Left untreated, Peripheral Artery Disease (PAD) can result in the development of Coronary Artery Disease (CAD), heart attacks, or strokes. Yet despite the dangers associated with PAD, the American Heart Association estimates that only 25% of the population is aware of the disease. In fact, the SAGE group estimates that there are as many as 12.5 million Americans currently suffering from PAD without realizing it.

The most common cause of PAD is atherosclerosis, a hardening of the arteries brought on by a buildup of plaque (fatty deposits) in the blood vessels. Without proper treatment, atherosclerosis can cause plaque deposits in an individual’s lower extremities, resulting in PAD. PAD is marked by decreased blood flow in the legs, feet and toes, and the symptoms include:

  • Claudication (mild to severe pain while walking or climbing stairs)
  • Leg numbness or weakness
  • Coldness in the lower leg or foot on one side of the individual’s body
  • Open sores on the toes and feet that won’t heal

As noted above, untreated PAD can lead to CAD, cardiac events, and/or atherosclerotic stroke. More immediate symptoms, however, can include the onset of gangrene in the feet or toes, ischemic rest pain (pain in the lower extremities that occurs even without physical activity), and a general diminishment of an individual’s quality of life.

Fortunately, PAD is treatable — depending on the severity of the disease and its progression, there are multiple treatment options available to individuals.

Lifestyle Changes

The least-invasive treatment option consists of simple lifestyle changes. PAD is common among smokers and individuals who suffer from diabetes, obesity, high blood pressure, and/or high cholesterol. In individuals with milder forms of PAD, certain lifestyle adjustments — such as smoking cessation, dietary improvements, and an exercise regimen — can be enough to address the symptoms of PAD and those of its underlying comorbidities.


Depending on the severity of the disease, some PAD sufferers may require medication in addition to the lifestyle changes noted above. Where pharmaceutical treatment is required, providers commonly prescribe high blood pressure medicine and antiplatelet medications (which thin the blood and reduce the risk of heart attack and stroke) such as aspirin or Plavix.

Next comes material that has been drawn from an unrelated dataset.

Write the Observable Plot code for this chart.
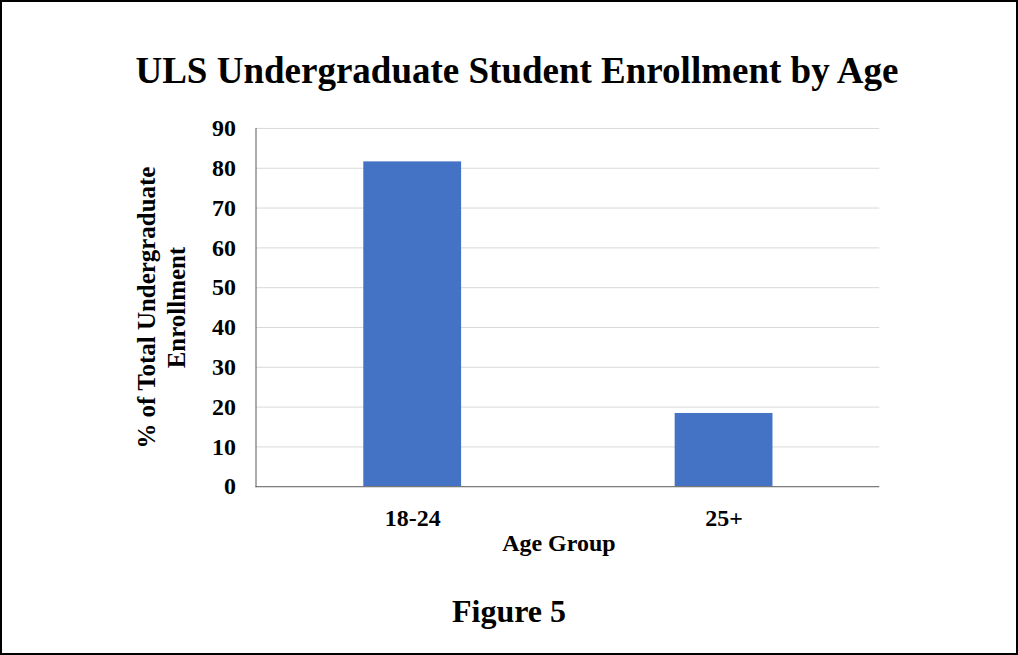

In milder cases of PAD where exercise will likely improve a patient’s outcome, providers may also prescribe Pletal, a medication that allows individuals to walk greater distances before claudication sets in.

Interventional and Surgical Procedures

Patients with more advanced cases of PAD may require interventional procedures such as angioplasty to widen or clear the blocked vessel, stent placement to keep blood vessels open, or atherectomy to remove the blockage in the blood vessel.

There are also surgical options available to PAD sufferers; while research is currently in progress on new therapies, patients with advanced PAD may also need to consider peripheral artery bypass surgery. With peripheral artery bypass, an artificial blood vessel is placed next to the blocked artery, and the blood is rerouted to the “new” blood vessel, thereby avoiding the blockage.